There is just so much info to analyze! It's impossible to look at "fish" and be able to say what is good and what is not. Fish are as varied as any other group of animals on the planet in their dietary needs. It's much easier to pick a fish species and figure out what that fish species needs.
Though most say "a diet of [blood/black/...] worms is improper to a fish, looking at a majority of the mormyrid family this is all these fish will consume in aquaria (as babies). All our rules will have exceptions, the classic community food is trying to cover a large amount of bases, but will generally reflect the needs of omnivorous fish.
For example, large (predatory fish) are regarded by hobbyists as requiring a diet of minimum 45% protein, 3-6% fat, and 2-4% fiber for optimal health. This is quite different from what a general community mix offers. This is why we are seeing more and more "specialist" diets (eg Hikari Massivore) as the fat content in regular food is too high..
Few true herbivores exist in the fish world (I believe more are saltwater) but I am sure they have their own set of needs..
A proper analysis of any food needs more in depth study than merely what you are seeing here.. One of the bonuses of creating a home made meal plan for the fish is that you have much better control over the numbers they are getting.. I do not know for betta splendens, if as insectivores they need high protein low fat or not.
If you are feeding fish with a live food/frozen diet, I would highly recommend purchasing a supplement such as Vita-Chem (which fish do absorb through the water).
As for the worm question, when I think of a bloodworm I think of a worm with a high water content inside it. If you've ever crushed one you would know they are little shells full of liquid basically. Mosquito larvae don't seem to have as much water inside it, which probably doesn't bloat up a fish as fast. (I do think the moisture listed on those cubes is for the whole cube which does have water around it)...
I do believe the conditions the bugs are raised in is reason enough to choose mosquito as the better, but I know you are more concerned about betta splendens, where everyone idolizes mosquito and hates bloodworms.
And just for fun, have a look at a classic goldfish meal developed by a very knowledgeable goldfish enthusiast.. This sort of thing is nice too look at because you can see how much protein came from the fish vs the plant matter. As goldfish are omnivores, the protein level of "63%" seems a little shocking before splitting plant/animal protein..
Goldfish and Aquarium Board Gel Food Recipe
I used to go by the highest protein percentage also. Of course, back in the day, most of the prepared food either looked like crumbled crackers or big square communion hosts. When TetraMin hit the seen, it was the way to go.

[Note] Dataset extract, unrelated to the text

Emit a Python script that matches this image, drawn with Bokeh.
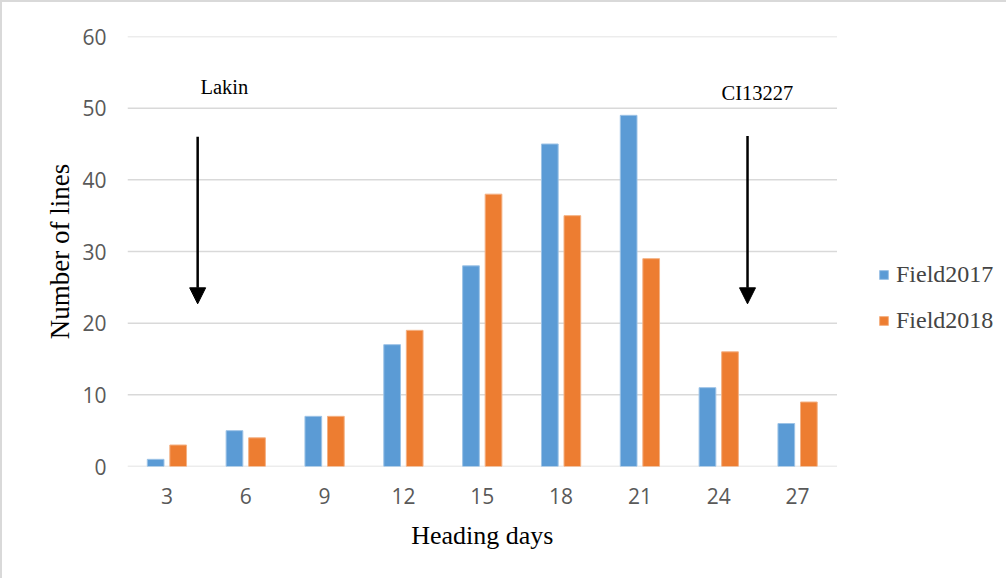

Now, I rarely give my fish frozen or freeze dried whole food products. The fish gobble up the staple flake and pellet food and it is so well balanced. In the old days, you felt like you really should supplement with live food for nutritional balance. Live food still has it's place as a natural treat and, as Byron said, it can stimulate spawning. We used to think that the live food "conditioned" the fish for spawning.